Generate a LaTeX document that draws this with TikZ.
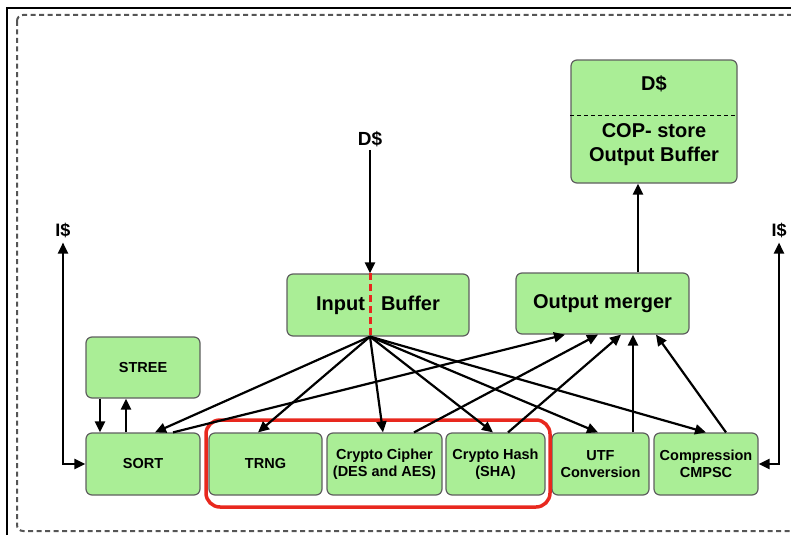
\documentclass[tikz,border=0pt]{standalone}
\usepackage{fontspec}
\setmainfont{Liberation Sans}
\usetikzlibrary{arrows.meta}
\definecolor{boxgreen}{RGB}{170,238,150}
\definecolor{boxedge}{RGB}{95,95,95}
\definecolor{hlred}{RGB}{232,40,30}
\definecolor{framegray}{RGB}{85,85,85}
\begin{document}
\begin{tikzpicture}[x=1pt,y=-1pt,
  blk/.style={draw=boxedge, fill=boxgreen, line width=1.2pt, rounded corners=6pt,
    inner sep=0pt, font=\fontsize{14.5}{17}\selectfont\bfseries, align=center,
    minimum height=62pt},
  bigtxt/.style={font=\fontsize{20}{24}\selectfont\bfseries},
  lbl/.style={inner sep=0pt, align=center, font=\fontsize{20}{24}\selectfont\bfseries},
  arr/.style={line width=2.2pt, -{Triangle[length=11pt,width=10pt]}},
  darr/.style={line width=2.2pt, {Triangle[length=11pt,width=10pt]}-{Triangle[length=11pt,width=10pt]}},
]
\useasboundingbox (0,0) rectangle (791,535);
% outer frame
\draw[line width=1.5pt] (7,535) -- (7,8) -- (791,8);
\draw[framegray, line width=2pt, dash pattern=on 5pt off 3.5pt, rounded corners=6pt]
  (17,15) rectangle (805,531);

% boxes
\node[blk, minimum width=166pt, minimum height=123pt] (cop) at (654,121.5) {};
\node[lbl] (copd) at (654,84) {D\$};
\node[lbl] (copt) at (654,145) {COP- store\\Output Buffer};
\draw[dash pattern=on 4pt off 3pt, line width=1.3pt]
  ([yshift=-56pt]cop.north west) -- ([yshift=-56pt]cop.north east);

\node[blk, bigtxt, minimum width=182pt] (ib) at (378,305) {Input\hspace{16pt}Buffer};
\node[blk, bigtxt, minimum width=173pt, minimum height=61pt] (om) at (602.5,303.5) {Output merger};

\node[blk, minimum width=114pt, minimum height=61pt] (stree) at (143,367.5) {STREE};
\node[blk, minimum width=114pt] (sort) at (143,464) {SORT};
\node[blk, minimum width=113pt] (trng) at (265.5,464) {TRNG};
\node[blk, minimum width=115pt] (cc) at (384.5,464) {Crypto Cipher\\(DES and AES)};
\node[blk, minimum width=99pt] (ch) at (495.5,464) {Crypto Hash\\(SHA)};
\node[blk, minimum width=97pt] (utf) at (600.5,464) {UTF\\Conversion};
\node[blk, minimum width=104pt] (cmp) at (706,464) {Compression\\CMPSC};

\node[draw=hlred, line width=3.5pt, rounded corners=14pt, inner sep=0pt,
  minimum width=344pt, minimum height=87pt] (hl) at (378,463.5) {};

% labels
\node[lbl, font=\fontsize{19}{22}\selectfont\bfseries] (dtop) at (370,139) {D\$};
\node[lbl, font=\fontsize{18}{22}\selectfont\bfseries] (isl) at (63,230) {I\$};
\node[lbl, font=\fontsize{18}{22}\selectfont\bfseries] (isr) at (779,230) {I\$};

% D$ into input buffer
\draw[arr] ([yshift=-3pt]dtop.south) -- ([xshift=-8pt]ib.north);
\draw[hlred, line width=3pt, dash pattern=on 7pt off 4pt]
  ([xshift=-8pt]ib.north) -- ([xshift=-8pt]ib.south);

% fan out of input buffer
\coordinate (fan) at ([xshift=-8pt]ib.south);
\draw[arr] (fan) -- ([xshift=12pt]sort.north);
\draw[arr] (fan) -- ([xshift=-7.5pt]trng.north);
\draw[arr] (fan) -- ([xshift=-1.5pt]cc.north);
\draw[arr] (fan) -- ([xshift=-2.5pt]ch.north);
\draw[arr] (fan) -- ([xshift=-2.5pt]utf.north);
\draw[arr] (fan) -- (cmp.north);

% into output merger
\draw[arr] ([xshift=30pt]sort.north) -- ([xshift=-37.5pt]om.south);
\draw[arr] ([xshift=29.5pt]cc.north) -- ([xshift=-4.5pt]om.south);
\draw[arr] ([xshift=12.5pt]ch.north) -- ([xshift=18.5pt]om.south);
\draw[arr] ([xshift=32.5pt]utf.north) -- ([xshift=30.5pt]om.south);
\draw[arr] ([xshift=20pt]cmp.north) -- ([xshift=53.5pt]om.south);

% output merger to COP store
\draw[arr] ([xshift=35.5pt]om.north) -- ([xshift=-16pt]cop.south);

% STREE <-> SORT
\draw[arr] ([xshift=-43pt]stree.south) -- ([xshift=-43pt]sort.north);
\draw[arr] ([xshift=-17pt]sort.north) -- ([xshift=-17pt]stree.south);

% I$ links
\draw[darr] ([yshift=-5pt]isl.south) |- (sort.west);
\draw[darr] ([yshift=-5pt]isr.south) |- (cmp.east);
\end{tikzpicture}
\end{document}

=====

__Objective__
Ignore the images and quote every line of the listing exactly.

__Correct output__
Generate a LaTeX document that draws this with TikZ.
\documentclass[tikz,border=0pt]{standalone}
\usepackage{fontspec}
\setmainfont{Liberation Sans}
\usetikzlibrary{arrows.meta}
\definecolor{boxgreen}{RGB}{170,238,150}
\definecolor{boxedge}{RGB}{95,95,95}
\definecolor{hlred}{RGB}{232,40,30}
\definecolor{framegray}{RGB}{85,85,85}
\begin{document}
\begin{tikzpicture}[x=1pt,y=-1pt,
  blk/.style={draw=boxedge, fill=boxgreen, line width=1.2pt, rounded corners=6pt,
    inner sep=0pt, font=\fontsize{14.5}{17}\selectfont\bfseries, align=center,
    minimum height=62pt},
  bigtxt/.style={font=\fontsize{20}{24}\selectfont\bfseries},
  lbl/.style={inner sep=0pt, align=center, font=\fontsize{20}{24}\selectfont\bfseries},
  arr/.style={line width=2.2pt, -{Triangle[length=11pt,width=10pt]}},
  darr/.style={line width=2.2pt, {Triangle[length=11pt,width=10pt]}-{Triangle[length=11pt,width=10pt]}},
]
\useasboundingbox (0,0) rectangle (791,535);
% outer frame
\draw[line width=1.5pt] (7,535) -- (7,8) -- (791,8);
\draw[framegray, line width=2pt, dash pattern=on 5pt off 3.5pt, rounded corners=6pt]
  (17,15) rectangle (805,531);

% boxes
\node[blk, minimum width=166pt, minimum height=123pt] (cop) at (654,121.5) {};
\node[lbl] (copd) at (654,84) {D\$};
\node[lbl] (copt) at (654,145) {COP- store\\Output Buffer};
\draw[dash pattern=on 4pt off 3pt, line width=1.3pt]
  ([yshift=-56pt]cop.north west) -- ([yshift=-56pt]cop.north east);

\node[blk, bigtxt, minimum width=182pt] (ib) at (378,305) {Input\hspace{16pt}Buffer};
\node[blk, bigtxt, minimum width=173pt, minimum height=61pt] (om) at (602.5,303.5) {Output merger};

\node[blk, minimum width=114pt, minimum height=61pt] (stree) at (143,367.5) {STREE};
\node[blk, minimum width=114pt] (sort) at (143,464) {SORT};
\node[blk, minimum width=113pt] (trng) at (265.5,464) {TRNG};
\node[blk, minimum width=115pt] (cc) at (384.5,464) {Crypto Cipher\\(DES and AES)};
\node[blk, minimum width=99pt] (ch) at (495.5,464) {Crypto Hash\\(SHA)};
\node[blk, minimum width=97pt] (utf) at (600.5,464) {UTF\\Conversion};
\node[blk, minimum width=104pt] (cmp) at (706,464) {Compression\\CMPSC};

\node[draw=hlred, line width=3.5pt, rounded corners=14pt, inner sep=0pt,
  minimum width=344pt, minimum height=87pt] (hl) at (378,463.5) {};

% labels
\node[lbl, font=\fontsize{19}{22}\selectfont\bfseries] (dtop) at (370,139) {D\$};
\node[lbl, font=\fontsize{18}{22}\selectfont\bfseries] (isl) at (63,230) {I\$};
\node[lbl, font=\fontsize{18}{22}\selectfont\bfseries] (isr) at (779,230) {I\$};

% D$ into input buffer
\draw[arr] ([yshift=-3pt]dtop.south) -- ([xshift=-8pt]ib.north);
\draw[hlred, line width=3pt, dash pattern=on 7pt off 4pt]
  ([xshift=-8pt]ib.north) -- ([xshift=-8pt]ib.south);

% fan out of input buffer
\coordinate (fan) at ([xshift=-8pt]ib.south);
\draw[arr] (fan) -- ([xshift=12pt]sort.north);
\draw[arr] (fan) -- ([xshift=-7.5pt]trng.north);
\draw[arr] (fan) -- ([xshift=-1.5pt]cc.north);
\draw[arr] (fan) -- ([xshift=-2.5pt]ch.north);
\draw[arr] (fan) -- ([xshift=-2.5pt]utf.north);
\draw[arr] (fan) -- (cmp.north);

% into output merger
\draw[arr] ([xshift=30pt]sort.north) -- ([xshift=-37.5pt]om.south);
\draw[arr] ([xshift=29.5pt]cc.north) -- ([xshift=-4.5pt]om.south);
\draw[arr] ([xshift=12.5pt]ch.north) -- ([xshift=18.5pt]om.south);
\draw[arr] ([xshift=32.5pt]utf.north) -- ([xshift=30.5pt]om.south);
\draw[arr] ([xshift=20pt]cmp.north) -- ([xshift=53.5pt]om.south);

% output merger to COP store
\draw[arr] ([xshift=35.5pt]om.north) -- ([xshift=-16pt]cop.south);

% STREE <-> SORT
\draw[arr] ([xshift=-43pt]stree.south) -- ([xshift=-43pt]sort.north);
\draw[arr] ([xshift=-17pt]sort.north) -- ([xshift=-17pt]stree.south);

% I$ links
\draw[darr] ([yshift=-5pt]isl.south) |- (sort.west);
\draw[darr] ([yshift=-5pt]isr.south) |- (cmp.east);
\end{tikzpicture}
\end{document}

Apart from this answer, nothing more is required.